“Boy, this restores my faith in the American people,” said a woman sitting next to me at the election return watch party we attended Nov. 6 when it was finally announced that President Obama had won reelection.
That statement summed up my feelings of hope, excitement, relief and joy as President Obama’s count in the Electoral College rose above the magic vote count of 270. At last, after a year of work and worry, the first U.S. President to ever embrace same-sex marriage as an equal rights issue would be securely reinstated into the Oval Office for another four years. Yeah and whew!
And then came the announcement that Tammy Baldwin won in Wisconsin to become the first-ever, out LGBT person to serve in the U.S. Senate, and the seat she vacated in the U.S. House of Representatives was won by a gay man, Mark Pocan, bringing the total number of out, LGBT people in the U.S. Congress up to a record five.

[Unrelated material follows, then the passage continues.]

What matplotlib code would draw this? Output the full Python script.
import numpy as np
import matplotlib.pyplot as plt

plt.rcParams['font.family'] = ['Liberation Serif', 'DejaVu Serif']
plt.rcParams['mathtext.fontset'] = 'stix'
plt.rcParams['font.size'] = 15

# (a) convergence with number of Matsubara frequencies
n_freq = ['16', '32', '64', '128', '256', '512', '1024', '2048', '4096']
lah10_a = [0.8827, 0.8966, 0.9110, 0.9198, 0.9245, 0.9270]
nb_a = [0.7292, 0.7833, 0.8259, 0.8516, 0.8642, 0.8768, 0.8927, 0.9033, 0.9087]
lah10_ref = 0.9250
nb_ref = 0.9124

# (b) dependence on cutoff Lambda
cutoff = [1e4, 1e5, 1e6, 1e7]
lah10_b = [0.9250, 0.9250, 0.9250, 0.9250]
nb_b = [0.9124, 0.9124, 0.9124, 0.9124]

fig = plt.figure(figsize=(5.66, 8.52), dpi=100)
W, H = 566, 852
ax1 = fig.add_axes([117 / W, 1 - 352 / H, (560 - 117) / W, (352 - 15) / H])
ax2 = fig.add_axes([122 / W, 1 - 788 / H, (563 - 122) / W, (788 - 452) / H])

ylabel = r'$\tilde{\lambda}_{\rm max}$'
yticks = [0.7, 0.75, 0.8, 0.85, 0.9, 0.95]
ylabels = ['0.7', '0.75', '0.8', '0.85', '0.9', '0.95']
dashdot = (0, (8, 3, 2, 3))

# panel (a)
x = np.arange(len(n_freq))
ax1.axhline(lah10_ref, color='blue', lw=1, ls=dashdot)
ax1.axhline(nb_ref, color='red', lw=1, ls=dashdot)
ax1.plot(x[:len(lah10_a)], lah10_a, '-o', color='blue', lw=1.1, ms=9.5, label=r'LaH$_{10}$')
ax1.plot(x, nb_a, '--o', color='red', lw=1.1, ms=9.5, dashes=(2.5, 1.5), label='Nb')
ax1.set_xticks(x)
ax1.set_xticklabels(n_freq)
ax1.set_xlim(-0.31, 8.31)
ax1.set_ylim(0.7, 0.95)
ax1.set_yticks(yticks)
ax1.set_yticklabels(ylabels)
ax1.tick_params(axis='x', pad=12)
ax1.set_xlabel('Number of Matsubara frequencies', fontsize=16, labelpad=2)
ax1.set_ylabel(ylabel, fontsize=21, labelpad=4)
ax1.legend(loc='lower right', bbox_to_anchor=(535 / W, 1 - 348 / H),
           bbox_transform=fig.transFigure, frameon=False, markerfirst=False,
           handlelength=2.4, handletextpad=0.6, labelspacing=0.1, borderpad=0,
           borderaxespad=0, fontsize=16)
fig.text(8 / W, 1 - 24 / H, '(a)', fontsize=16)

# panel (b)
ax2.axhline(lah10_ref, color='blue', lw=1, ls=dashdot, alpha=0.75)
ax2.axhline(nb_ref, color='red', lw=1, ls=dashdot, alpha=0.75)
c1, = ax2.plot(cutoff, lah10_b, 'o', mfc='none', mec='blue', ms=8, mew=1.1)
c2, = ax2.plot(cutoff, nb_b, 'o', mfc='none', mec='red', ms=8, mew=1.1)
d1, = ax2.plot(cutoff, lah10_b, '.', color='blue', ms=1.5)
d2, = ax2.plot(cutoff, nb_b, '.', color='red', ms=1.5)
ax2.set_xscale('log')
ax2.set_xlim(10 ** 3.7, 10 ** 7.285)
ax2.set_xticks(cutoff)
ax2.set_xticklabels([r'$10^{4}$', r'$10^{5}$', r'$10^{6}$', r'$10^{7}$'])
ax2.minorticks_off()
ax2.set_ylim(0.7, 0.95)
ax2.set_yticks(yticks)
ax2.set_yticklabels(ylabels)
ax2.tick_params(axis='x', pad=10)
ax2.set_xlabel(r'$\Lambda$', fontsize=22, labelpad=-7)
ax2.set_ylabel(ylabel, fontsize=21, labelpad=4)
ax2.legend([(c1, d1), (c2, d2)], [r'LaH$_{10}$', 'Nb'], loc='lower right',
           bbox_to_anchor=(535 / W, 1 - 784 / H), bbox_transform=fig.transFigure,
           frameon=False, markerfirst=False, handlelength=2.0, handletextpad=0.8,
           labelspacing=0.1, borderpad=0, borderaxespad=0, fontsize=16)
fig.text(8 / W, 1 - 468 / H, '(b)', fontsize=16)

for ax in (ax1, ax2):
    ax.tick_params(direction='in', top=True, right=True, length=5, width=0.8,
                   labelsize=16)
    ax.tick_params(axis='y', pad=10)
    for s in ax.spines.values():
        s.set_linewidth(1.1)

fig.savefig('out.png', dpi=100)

As the night wore on the excitement grew even more, as all four of the marriage amendments passed in our favor, in Maine, Maryland, Minnesota and finally Washington State. For the first time, same-sex marriage rights were approved by popular vote and an anti-marriage amendment was rejected.

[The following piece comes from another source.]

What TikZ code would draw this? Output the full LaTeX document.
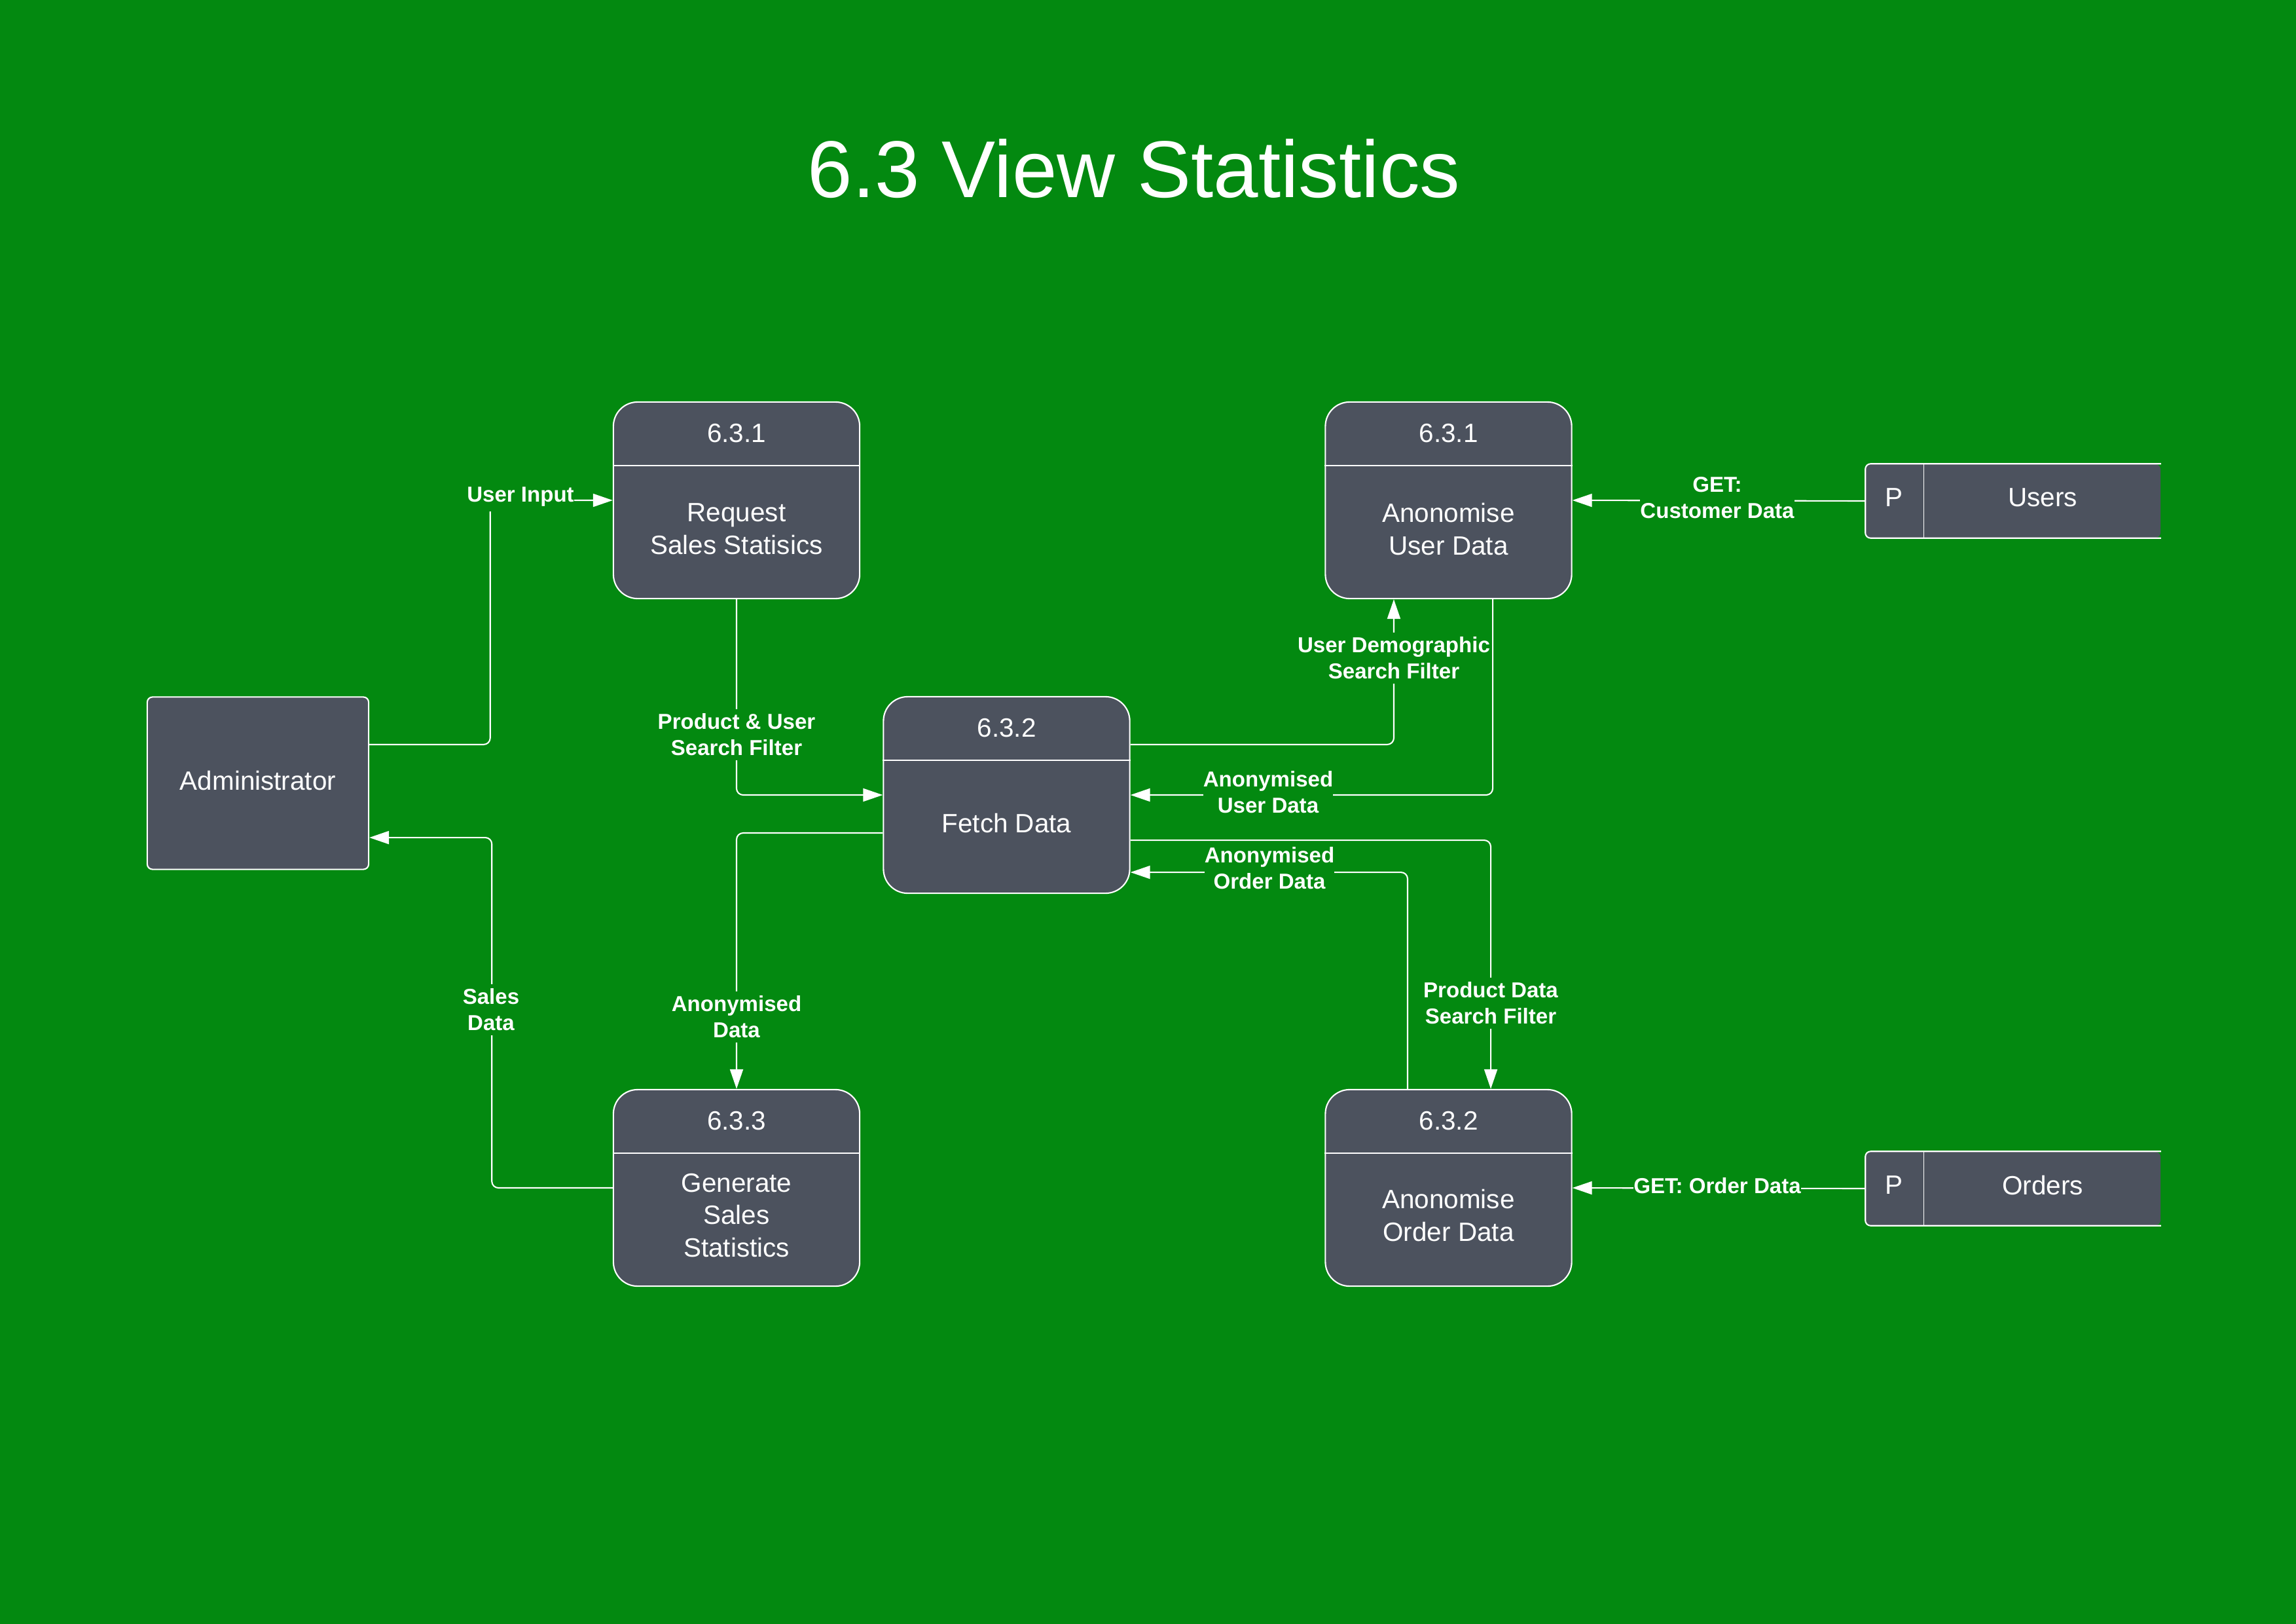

We all looked at each other and remembered that other night eight years ago when voters in Michigan approved a constitutional amendment defining marriage as a public institution to which LGBT citizens are not welcome. Michigan was one of 11 states that night to approve anti-marriage proposals, and George W. Bush was reelected as President. That was a sad night of defeat and it hurt. But now, eight years later we were smiling at each other, celebrating an historic win in America for fairness, openness, diversity and equality.
Progress is sometimes hard to see and even harder to feel, especially because the path towards equality and justice is rarely an even one. There are triumphs and defeats, wins and losses, and it can be disheartening. But what is clear is that the arc of history from 2004 to election night 2012 has been towards acceptance of marriage equality. It may take a while here in Michigan to reverse our discriminatory constitutional amendment, but no one – not our allies nor our enemies – can look at the tide of public opinion and the results of this election and think that it will not be overturned eventually.

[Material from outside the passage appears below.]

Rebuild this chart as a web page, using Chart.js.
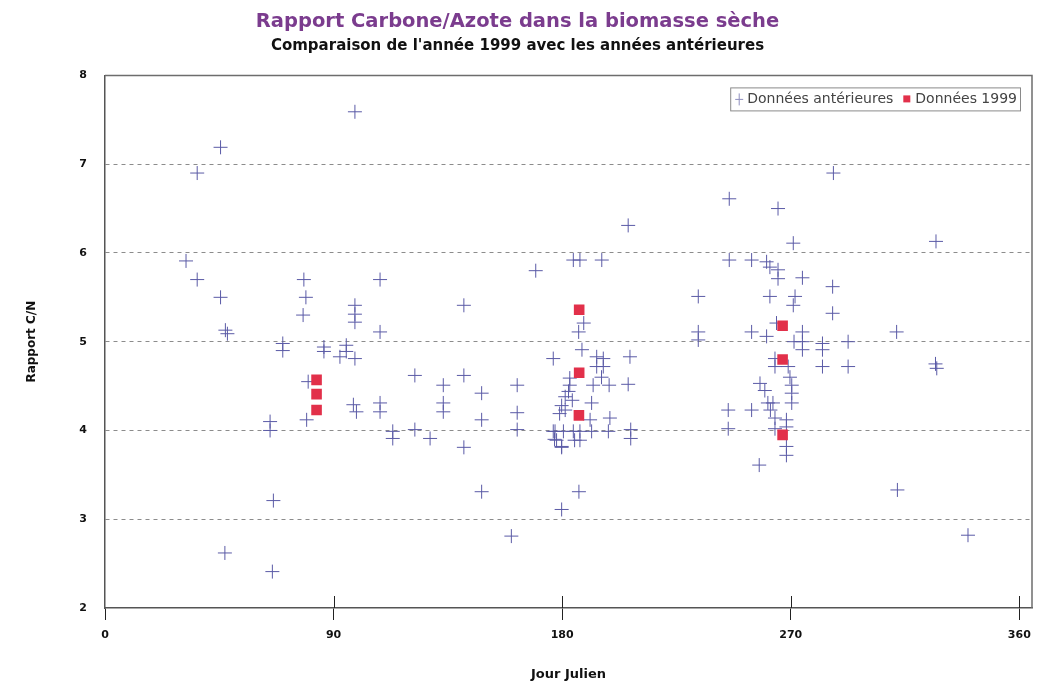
<!DOCTYPE html>
<html>
<head>
<meta charset="utf-8">
<script src="https://cdn.jsdelivr.net/npm/chart.js@4.4.1/dist/chart.umd.min.js"></script>
<style>
  html, body { margin: 0; padding: 0; background: #fff; }
  #wrap { width: 1040px; height: 682px; }
</style>
</head>
<body>
<div id="wrap"><canvas id="c" width="1040" height="682"></canvas></div>
<script>
// Texts
const TITLE = 'Rapport Carbone/Azote dans la biomasse sèche';
const SUBTITLE = "Comparaison de l'année 1999 avec les années antérieures";
const X_TITLE = 'Jour Julien';
const Y_TITLE = 'Rapport C/N';
const SERIES_LABELS = ['Données antérieures', 'Données 1999'];

// Axis ticks
const X_TICKS = [0, 90, 180, 270, 360];
const Y_TICKS = [2, 3, 4, 5, 6, 7, 8];

// Earlier years: [julian day, C/N ratio]
const priorYears = [
  [31.9, 5.91], [36.3, 6.90], [45.5, 7.19], [36.3, 5.70], [45.5, 5.50], [47.4, 5.13], [48.2, 5.09], [47.2, 2.62],
  [65.0, 4.10], [65.0, 4.00], [66.3, 3.21], [65.9, 2.41],
  [70.0, 4.98], [70.0, 4.90],
  [78.3, 5.70], [79.1, 5.50], [78.0, 5.30], [80.0, 4.55], [79.4, 4.12],
  [86.2, 4.94], [86.2, 4.89],
  [92.5, 4.83], [95.0, 4.96], [95.0, 4.89], [98.4, 4.81],
  [98.4, 7.59], [98.4, 5.41], [98.4, 5.31], [98.4, 5.22],
  [97.8, 4.29], [99.0, 4.21],
  [108.3, 5.70], [108.3, 5.11], [108.3, 4.31], [108.3, 4.21],
  [113.3, 3.99], [113.3, 3.91],
  [122.0, 4.62], [122.0, 4.01], [128.0, 3.91],
  [133.2, 4.51], [133.2, 4.31], [133.2, 4.21],
  [141.3, 5.41], [141.3, 4.62], [141.3, 3.81],
  [148.3, 4.42], [148.3, 4.12], [148.3, 3.31],
  [160.0, 2.81],
  [162.3, 4.51], [162.3, 4.20], [162.3, 4.01],
  [169.6, 5.80],
  [176.5, 4.81], [176.5, 3.99], [177.0, 3.90], [179.8, 3.81], [179.8, 3.11],
  [184.4, 5.92], [187.0, 5.92], [195.6, 5.92],
  [186.5, 5.11], [188.5, 5.21], [187.8, 4.91],
  [183.0, 4.59], [183.0, 4.51], [182.5, 4.44], [181.2, 4.38], [184.0, 4.34], [179.8, 4.28], [181.2, 4.23],
  [191.6, 4.31], [191.0, 4.12], [198.8, 4.14], [179.0, 4.19],
  [177.2, 3.99], [180.5, 3.99], [184.4, 3.99], [187.0, 3.99], [191.6, 3.99], [198.2, 3.99],
  [177.8, 3.89], [184.9, 3.89], [187.0, 3.89], [179.8, 3.82],
  [186.6, 3.31],
  [193.6, 4.83], [196.2, 4.81], [193.6, 4.72], [196.2, 4.72], [195.5, 4.60],
  [192.2, 4.51], [198.5, 4.51],
  [206.7, 4.83], [206.0, 4.52], [207.0, 4.01], [207.0, 3.91],
  [206.0, 6.31],
  [233.6, 5.51], [233.6, 5.11], [233.6, 5.02],
  [245.8, 6.61], [245.8, 5.92], [245.4, 4.23], [245.4, 4.02],
  [254.6, 5.92], [254.6, 5.11], [254.6, 4.23],
  [257.6, 3.61], [257.9, 4.53], [259.8, 4.45],
  [260.5, 5.90], [261.8, 5.84], [261.8, 5.51], [260.5, 5.06],
  [261.0, 4.31], [263.0, 4.31], [262.0, 4.23],
  [263.8, 4.81], [263.8, 4.72], [263.8, 4.14], [263.8, 4.02],
  [264.4, 5.21],
  [265.0, 6.50], [265.0, 5.81], [265.0, 5.71],
  [268.3, 4.12], [268.3, 4.04], [268.3, 3.82], [268.3, 3.72],
  [269.0, 4.72], [269.7, 4.60], [270.4, 4.51], [270.4, 4.42], [270.4, 4.31],
  [271.0, 6.11], [271.7, 5.51], [271.0, 5.41], [271.3, 5.00],
  [274.6, 5.72], [274.6, 5.11], [274.6, 5.00], [274.6, 4.91],
  [282.5, 4.98], [282.5, 4.91], [282.5, 4.72],
  [286.8, 6.90], [286.5, 5.62], [286.5, 5.32],
  [292.6, 5.00], [292.6, 4.72],
  [311.7, 5.11], [312.0, 3.33],
  [327.2, 6.13], [327.0, 4.75], [327.5, 4.70],
  [339.8, 2.82]
];

// Year 1999: [julian day, C/N ratio]
const year1999 = [
  [83.3, 4.57], [83.3, 4.41], [83.3, 4.23],
  [186.7, 5.36], [186.7, 4.65], [186.6, 4.17],
  [266.8, 5.18], [266.8, 4.80], [266.8, 3.95]
];

const BOLD_FONT = '"DejaVu Sans", "Liberation Sans", Arial, sans-serif';
const LEGEND_FONT = '"DejaVu Sans", Arial, sans-serif';
const CROSS_COLOR = '#5a5aa6';
const SQUARE_COLOR = '#e2304a';

// Plot frame (top/right edges) and the upward half of the x tick marks
const framePlugin = {
  id: 'frame',
  afterDraw(chart) {
    const { ctx, chartArea: a, scales } = chart;
    ctx.save();
    ctx.strokeStyle = '#6d6d6d';
    ctx.lineWidth = 1.5;
    ctx.beginPath();
    ctx.moveTo(a.left, a.top);
    ctx.lineTo(a.right, a.top);
    ctx.lineTo(a.right, a.bottom);
    ctx.stroke();
    ctx.strokeStyle = '#222';
    ctx.lineWidth = 1;
    ctx.beginPath();
    X_TICKS.forEach(v => {
      if (v === 0) return;
      const px = Math.round(scales.x.getPixelForValue(v)) + 0.5;
      ctx.moveTo(px, a.bottom - 12);
      ctx.lineTo(px, a.bottom);
    });
    ctx.stroke();
    ctx.restore();
  }
};

// Boxed legend in the upper-right corner of the plot
const boxLegendPlugin = {
  id: 'boxLegend',
  afterDraw(chart) {
    const { ctx, chartArea: a } = chart;
    const ds = chart.data.datasets;
    ctx.save();
    ctx.font = '14px ' + LEGEND_FONT;
    const w1 = ctx.measureText(ds[0].label).width;
    const w2 = ctx.measureText(ds[1].label).width;
    const h = 23;
    const w = 5 + 8 + 4 + w1 + 10 + 7 + 5 + w2 + 3;
    const x0 = a.right - 12 - w;
    const y0 = a.top + 12;
    ctx.fillStyle = '#fff';
    ctx.fillRect(x0, y0, w, h);
    ctx.strokeStyle = '#8a8a8a';
    ctx.lineWidth = 1;
    ctx.strokeRect(x0 + 0.5, y0 + 0.5, w, h);
    const cy = y0 + h / 2 + 0.5;
    let x = x0 + 5;
    ctx.strokeStyle = '#8f8fbf';
    ctx.beginPath();
    ctx.moveTo(x + 4, cy - 6); ctx.lineTo(x + 4, cy + 6);
    ctx.moveTo(x, cy); ctx.lineTo(x + 8, cy);
    ctx.stroke();
    x += 12;
    ctx.fillStyle = '#444';
    ctx.textBaseline = 'middle';
    ctx.fillText(ds[0].label, x, cy);
    x += w1 + 10;
    ctx.fillStyle = ds[1].backgroundColor;
    ctx.fillRect(x, cy - 4, 7, 7);
    x += 12;
    ctx.fillStyle = '#444';
    ctx.fillText(ds[1].label, x, cy);
    ctx.restore();
  }
};

const toPoints = rows => rows.map(([d, r]) => ({ x: d, y: r }));

new Chart(document.getElementById('c'), {
  type: 'scatter',
  data: {
    datasets: [
      {
        label: SERIES_LABELS[0],
        data: toPoints(priorYears),
        pointStyle: 'cross',
        pointRadius: 7,
        borderColor: CROSS_COLOR,
        backgroundColor: CROSS_COLOR,
        borderWidth: 1,
        order: 2
      },
      {
        label: SERIES_LABELS[1],
        data: toPoints(year1999),
        pointStyle: 'rect',
        pointRadius: 7.5,
        borderColor: SQUARE_COLOR,
        backgroundColor: SQUARE_COLOR,
        borderWidth: 0,
        order: 1
      }
    ]
  },
  options: {
    responsive: false,
    animation: false,
    devicePixelRatio: 1,
    layout: { padding: { left: 0, right: 5, top: 0, bottom: 0 } },
    plugins: {
      legend: { display: false },
      tooltip: { enabled: false },
      title: {
        display: true,
        text: TITLE,
        color: '#7b3c8e',
        font: { family: BOLD_FONT, size: 19.5, weight: 'bold' },
        padding: { top: 10, bottom: 4 }
      },
      subtitle: {
        display: true,
        text: SUBTITLE,
        color: '#111',
        font: { family: BOLD_FONT, size: 15, weight: 'bold' },
        padding: { top: 0, bottom: 20 }
      }
    },
    scales: {
      x: {
        type: 'linear',
        min: 0,
        max: 365,
        afterBuildTicks: s => { s.ticks = X_TICKS.map(v => ({ value: v })); },
        afterFit: s => { s.height = 74; },
        grid: { display: true, drawOnChartArea: false, drawTicks: true, tickLength: 12, color: '#222', lineWidth: 1 },
        border: { display: true, color: '#555', width: 1.5 },
        ticks: { padding: 9, maxRotation: 0, color: '#111', font: { family: BOLD_FONT, size: 11, weight: 'bold' } },
        title: { display: true, text: X_TITLE, color: '#111', font: { family: BOLD_FONT, size: 13, weight: 'bold' }, padding: { top: 0, bottom: 0 } }
      },
      y: {
        type: 'linear',
        min: 2,
        max: 8,
        afterBuildTicks: s => { s.ticks = Y_TICKS.map(v => ({ value: v })); },
        afterFit: s => { s.width = 105; },
        grid: {
          drawTicks: false,
          lineWidth: 1,
          color: c => (c.tick && (c.tick.value === 2 || c.tick.value === 8)) ? 'rgba(0,0,0,0)' : '#8c8c8c'
        },
        border: { display: true, color: '#555', width: 1.5, dash: [4, 4] },
        ticks: { padding: 18, color: '#111', font: { family: BOLD_FONT, size: 11, weight: 'bold' } },
        title: { display: true, text: Y_TITLE, color: '#111', font: { family: BOLD_FONT, size: 12, weight: 'bold' }, padding: { top: 25, bottom: 0 } }
      }
    }
  },
  plugins: [framePlugin, boxLegendPlugin]
});
</script>
</body>
</html>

After the 2004 losses, we were not at all sure that the trend in public opinion would ever turn toward us. It felt terrible that fellow citizens would vote to affirmatively discriminate against us. It was easy to lose hope, and to leave, and many did. But what is clearer now through hindsight is that the 2004 loss was a necessary step in the march toward equality. We had to go through the campaigns, build the armies of volunteers, do the fundraising, work the long nights on the phones, draft the policy statements, call allies and do the groundwork – even though we lost in 2004. Because without that conversation and all the ones since that saw 31 states deny us equality until Nov. 6, we could not have experienced such a triumphant night in 2012.
So the work continues. In Michigan we need to build our political clout and organize better than we have before. We need to garner our allies and understand the complexities of coalition building. We need to step up our game and continue to win elections, court decisions and acceptance in the court of public opinion. We hope that soon we will be celebrating again on another election night, but instead of basking in the glow of other state’s wins we will experience the joy of seeing full equality bestowed on the LGBT people of Michigan.
It can happen, if we believe, try, organize and keep marching forward.